## DATASET EXTRACT
----------
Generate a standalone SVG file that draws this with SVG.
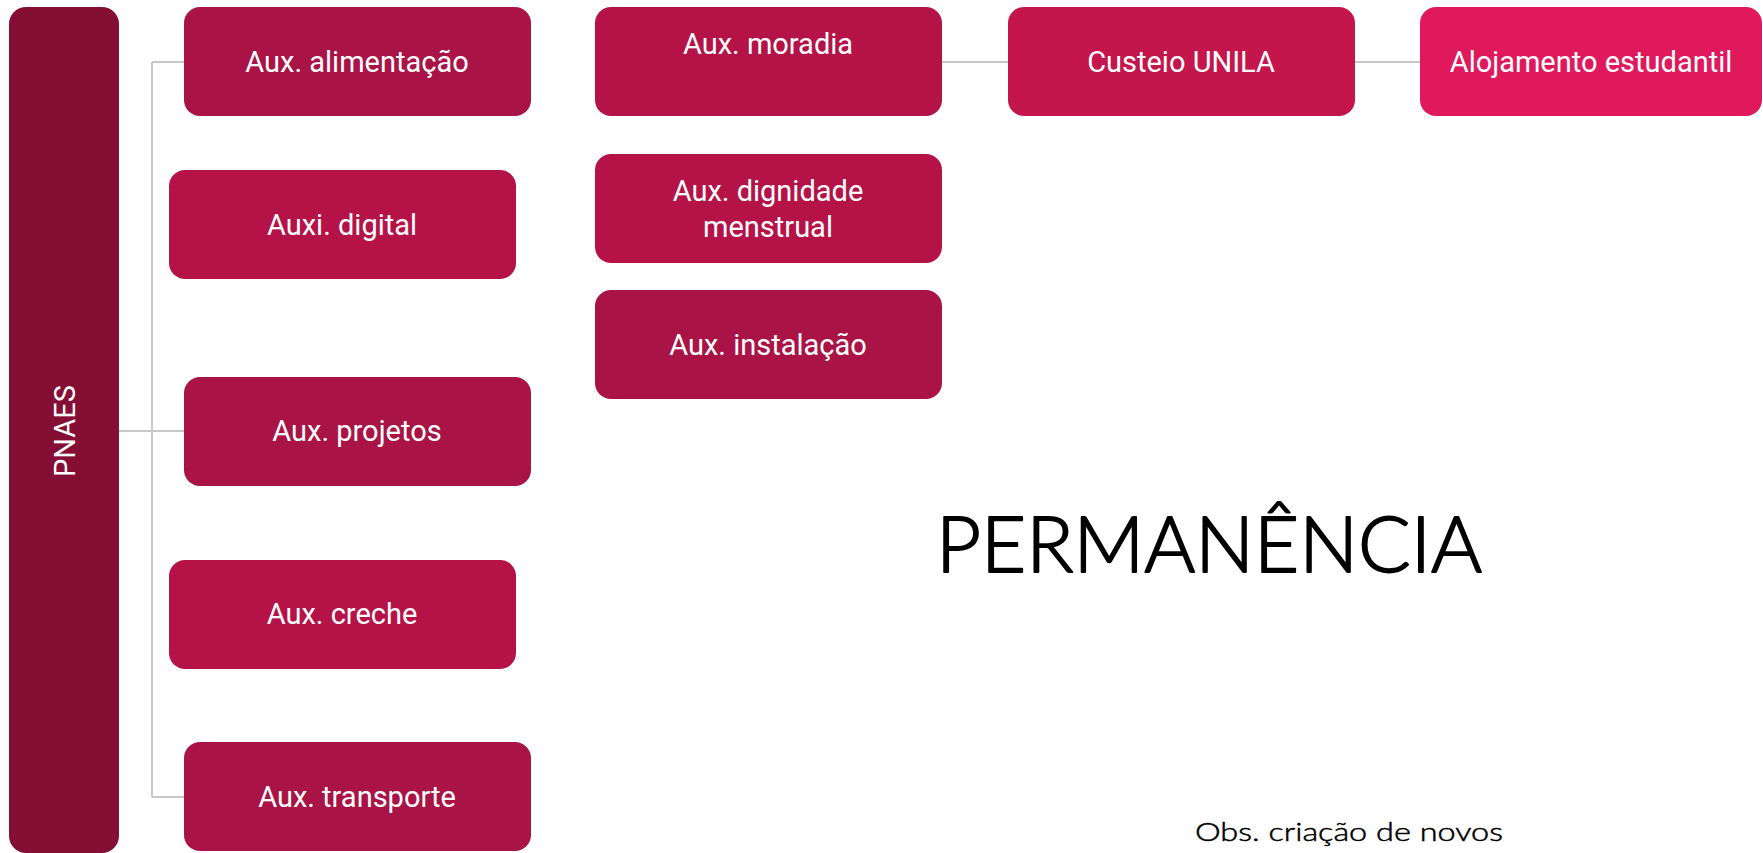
<svg xmlns="http://www.w3.org/2000/svg" width="1763" height="853" viewBox="0 0 1763 853">
  <style>
    .box { stroke: none; }
    .c1 { fill: #aa1345; }
    .c2 { fill: #b51348; }
    .lbl { font-family: Roboto, "Liberation Sans", sans-serif; font-size: 29px; fill: #ffffff; text-anchor: middle; }
    .conn { fill: none; stroke: #c8c8c8; stroke-width: 2; }
    .note { font-family: Lato, "Noto Sans", sans-serif; font-weight: 300; fill: #000000; stroke: #000000; stroke-linejoin: round; stroke-linecap: round; }
  </style>
  <rect width="1763" height="853" fill="#ffffff"/>
  <g id="connectors">
    <path class="conn" d="M119,431 H152 M152,62 V797 M152,62 H184 M152,431 H184 M152,797 H184"/>
    <path class="conn" d="M942,62 H1008"/>
    <path class="conn" d="M1355,62 H1420"/>
  </g>
  <g id="pnaes">
    <rect class="box" x="9" y="7" width="110" height="846" rx="17" fill="#850e35"/>
    <text class="lbl" transform="translate(75,431) rotate(-90)" font-size="30">PNAES</text>
  </g>
  <g id="aux-alimentacao">
    <rect class="box c1" x="184" y="7" width="347" height="109" rx="16"/>
    <text class="lbl" x="357" y="72">Aux. alimentação</text>
  </g>
  <g id="auxi-digital">
    <rect class="box c2" x="169" y="170" width="347" height="109" rx="16"/>
    <text class="lbl" x="342" y="235">Auxi. digital</text>
  </g>
  <g id="aux-projetos">
    <rect class="box c1" x="184" y="377" width="347" height="109" rx="16"/>
    <text class="lbl" x="357" y="441">Aux. projetos</text>
  </g>
  <g id="aux-creche">
    <rect class="box c2" x="169" y="560" width="347" height="109" rx="16"/>
    <text class="lbl" x="342" y="624">Aux. creche</text>
  </g>
  <g id="aux-transporte">
    <rect class="box c1" x="184" y="742" width="347" height="109" rx="16"/>
    <text class="lbl" x="357" y="807">Aux. transporte</text>
  </g>
  <g id="aux-moradia">
    <rect class="box c2" x="595" y="7" width="347" height="109" rx="16"/>
    <text class="lbl" x="768" y="54">Aux. moradia</text>
  </g>
  <g id="aux-dignidade">
    <rect class="box c2" x="595" y="154" width="347" height="109" rx="16"/>
    <text class="lbl" x="768" y="201">Aux. dignidade</text>
    <text class="lbl" x="768" y="237">menstrual</text>
  </g>
  <g id="aux-instalacao">
    <rect class="box c1" x="595" y="290" width="347" height="109" rx="16"/>
    <text class="lbl" x="768" y="355">Aux. instalação</text>
  </g>
  <g id="custeio-unila">
    <rect class="box" x="1008" y="7" width="347" height="109" rx="16" fill="#c4154d"/>
    <text class="lbl" x="1181" y="72">Custeio UNILA</text>
  </g>
  <g id="alojamento">
    <rect class="box" x="1420" y="7" width="342" height="109" rx="16" fill="#e0185c"/>
    <text class="lbl" x="1591" y="72">Alojamento estudantil</text>
  </g>
  <text class="note" x="936" y="572" font-size="77" stroke-width="1.8" textLength="546" lengthAdjust="spacingAndGlyphs">PERMANÊNCIA</text>
  <text class="note" x="1195" y="841" font-size="26" stroke-width="0.5" textLength="308" lengthAdjust="spacingAndGlyphs">Obs. criação de novos</text>
</svg>
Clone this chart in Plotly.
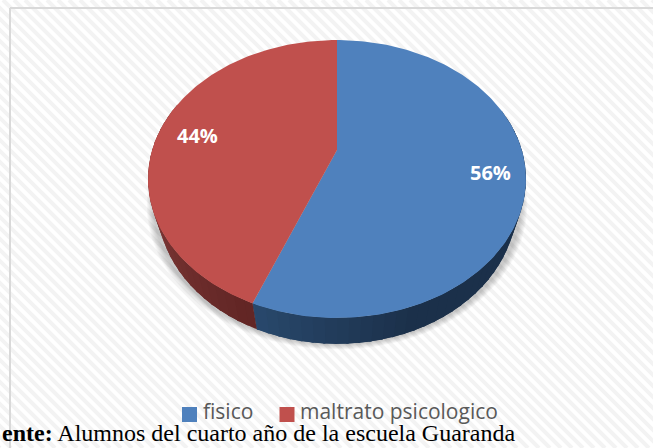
"""Perspective 3D-style pie built from plotly scatter fills."""

import math

import plotly.graph_objects as go

CATEGORIES = ["fisico", "maltrato psicologico"]
VALUES = [56, 44]
LABELS = ["56%", "44%"]
COLORS = ["#4f81bd", "#c0504d"]
CAPTION_BOLD = "ente:"
CAPTION = "Alumnos del cuarto año de la escuela Guaranda"

WIDTH, HEIGHT = 653, 448
CX, CY, RX, RY = 337, 179, 189, 139
APEX_Y = 150
DEPTH = 26

# projective map so the centre of the disc lands above the ellipse centre
_up = RY - (CY - APEX_Y)
_down = RY + (CY - APEX_Y)
K = (_down - _up) / (_down + _up)
A = _up * (1 + K)
C = RX * math.sqrt(1 - K * K)


def rim(share):
    """Pixel position on the top rim, share 0-1 clockwise from 12 o'clock."""
    t = 2 * math.pi * share
    u, v = math.sin(t), math.cos(t)
    d = 1 + K * v
    return CX + C * u / d, APEX_Y - A * v / d


def poly(xs, ys, color, line=0.0):
    return go.Scatter(
        x=xs, y=ys, mode="lines", fill="toself", fillcolor=color,
        line=dict(color=color, width=line), hoverinfo="skip", showlegend=False,
    )


def mix(c1, c2, f):
    return "rgb(%d,%d,%d)" % tuple(c1[i] + (c2[i] - c1[i]) * f for i in range(3))


fig = go.Figure()

# diagonal background hatch
hx, hy = [], []
for off in range(-HEIGHT, WIDTH, 11):
    hx += [off, off + HEIGHT, None]
    hy += [0, HEIGHT, None]
fig.add_trace(go.Scatter(x=hx, y=hy, mode="lines", line=dict(color="#f3f3f3", width=4),
                         hoverinfo="skip", showlegend=False))

# soft shadow under the pie
for grow in (7, 6, 5, 4, 3, 2, 1):
    sx, sy = [], []
    for i in range(181):
        t = 2 * math.pi * i / 180
        sx.append(CX + (RX * 0.97 + grow) * math.cos(t))
        sy.append(CY + DEPTH + (RY + grow * 0.8) * math.sin(t))
    fig.add_trace(poly(sx, sy, "rgba(0,0,0,0.03)"))

# side wall, shaded strips split at the slice boundary; each one overlaps the next
boundary = VALUES[0] / sum(VALUES)
WALL_BLUE = ((42, 74, 110), (27, 48, 74))
WALL_RED = ((98, 38, 37), (140, 66, 64))
edges = sorted({i / 120 for i in range(24, 97)} | {boundary})
for s0, s1 in zip(edges, edges[1:]):
    if s0 < boundary:
        end = min(s1 + 0.01, boundary)
        color = mix(*WALL_BLUE, min(1.0, (boundary - s0) / 0.12))
    else:
        end = s1 + 0.01
        color = mix(*WALL_RED, min(1.0, (s0 - boundary) / 0.2))
    x0, y0 = rim(s0)
    x1, y1 = rim(end)
    bx0 = CX + (x0 - CX) * 0.95
    bx1 = CX + (x1 - CX) * 0.95
    fig.add_trace(poly([x0, x1, bx1, bx0, x0],
                       [y0, y1, y1 + DEPTH, y0 + DEPTH, y0], color))

# top face
start = 0.0
for value, color in zip(VALUES, COLORS):
    share = value / sum(VALUES)
    n = max(2, int(share * 360))
    pts = [rim(start + share * j / n) for j in range(n + 1)]
    fig.add_trace(poly([CX] + [p[0] for p in pts] + [CX],
                       [APEX_Y] + [p[1] for p in pts] + [APEX_Y], color))
    start += share

# legend swatches
fig.add_trace(go.Scatter(
    x=[189.5, 287], y=[414.5, 414.5], mode="markers",
    marker=dict(symbol="square", size=15, color=COLORS, line=dict(width=0)),
    hoverinfo="skip", showlegend=False,
))

annotations = [
    dict(x=490, y=172, text=f"<b>{LABELS[0]}</b>", font=dict(color="white", size=20)),
    dict(x=197, y=135, text=f"<b>{LABELS[1]}</b>", font=dict(color="white", size=20)),
    dict(x=201, y=411, text=CATEGORIES[0], xanchor="left", font=dict(color="#595959", size=21)),
    dict(x=298, y=411, text=CATEGORIES[1], xanchor="left", font=dict(color="#595959", size=21)),
    dict(x=0, y=433, text=f"<b>{CAPTION_BOLD}</b> {CAPTION}", xanchor="left",
         font=dict(color="black", size=24, family="Liberation Serif")),
]
for a in annotations:
    a.setdefault("xanchor", "center")
    fig.add_annotation(showarrow=False, yanchor="middle", xref="x", yref="y", **a)

fig.update_layout(
    width=WIDTH, height=HEIGHT,
    margin=dict(l=0, r=0, t=0, b=0),
    paper_bgcolor="white", plot_bgcolor="white",
    font=dict(family="Open Sans, sans-serif"),
    xaxis=dict(range=[0, WIDTH], visible=False, fixedrange=True),
    yaxis=dict(range=[HEIGHT, 0], visible=False, fixedrange=True),
    shapes=[
        dict(type="rect", xref="x", yref="y", x0=152, x1=522, y0=390, y1=HEIGHT,
             fillcolor="rgba(255,255,255,0.75)", line=dict(width=0), layer="below"),
        dict(type="line", xref="x", yref="y", x0=10, x1=WIDTH, y0=8, y1=8,
             line=dict(color="#d9d9d9", width=2), layer="above"),
        dict(type="line", xref="x", yref="y", x0=10, x1=10, y0=8, y1=HEIGHT,
             line=dict(color="#d9d9d9", width=2), layer="above"),
    ],
)

fig.write_html("out.html", config=dict(displayModeBar=False),
               post_script="document.body.style.margin='0';document.body.style.overflow='hidden';")
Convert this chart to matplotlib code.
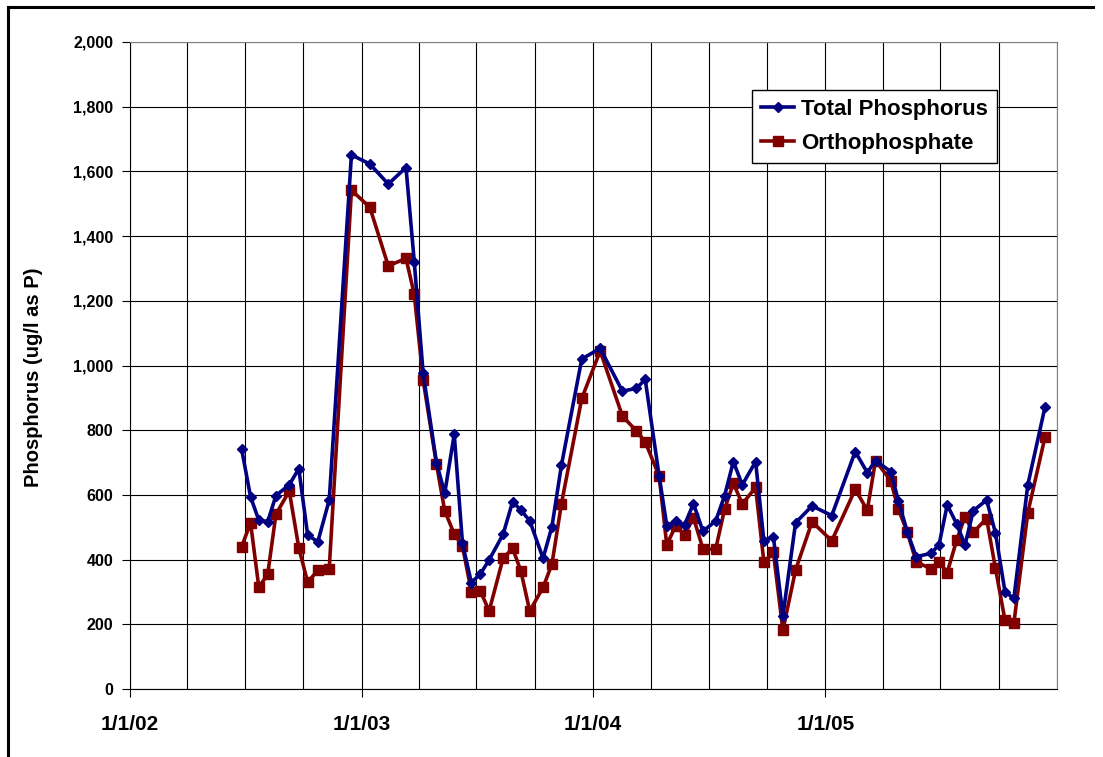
----------
Only the lines from "Clone this chart in Plotly." through "return CX + C * u / d, APEX_Y - A * v / d" should appear in your output, copied exactly with both end lines, and with no pictures.

## ANSWER BELOW
Clone this chart in Plotly.
"""Perspective 3D-style pie built from plotly scatter fills."""

import math

import plotly.graph_objects as go

CATEGORIES = ["fisico", "maltrato psicologico"]
VALUES = [56, 44]
LABELS = ["56%", "44%"]
COLORS = ["#4f81bd", "#c0504d"]
CAPTION_BOLD = "ente:"
CAPTION = "Alumnos del cuarto año de la escuela Guaranda"

WIDTH, HEIGHT = 653, 448
CX, CY, RX, RY = 337, 179, 189, 139
APEX_Y = 150
DEPTH = 26

# projective map so the centre of the disc lands above the ellipse centre
_up = RY - (CY - APEX_Y)
_down = RY + (CY - APEX_Y)
K = (_down - _up) / (_down + _up)
A = _up * (1 + K)
C = RX * math.sqrt(1 - K * K)


def rim(share):
    """Pixel position on the top rim, share 0-1 clockwise from 12 o'clock."""
    t = 2 * math.pi * share
    u, v = math.sin(t), math.cos(t)
    d = 1 + K * v
    return CX + C * u / d, APEX_Y - A * v / d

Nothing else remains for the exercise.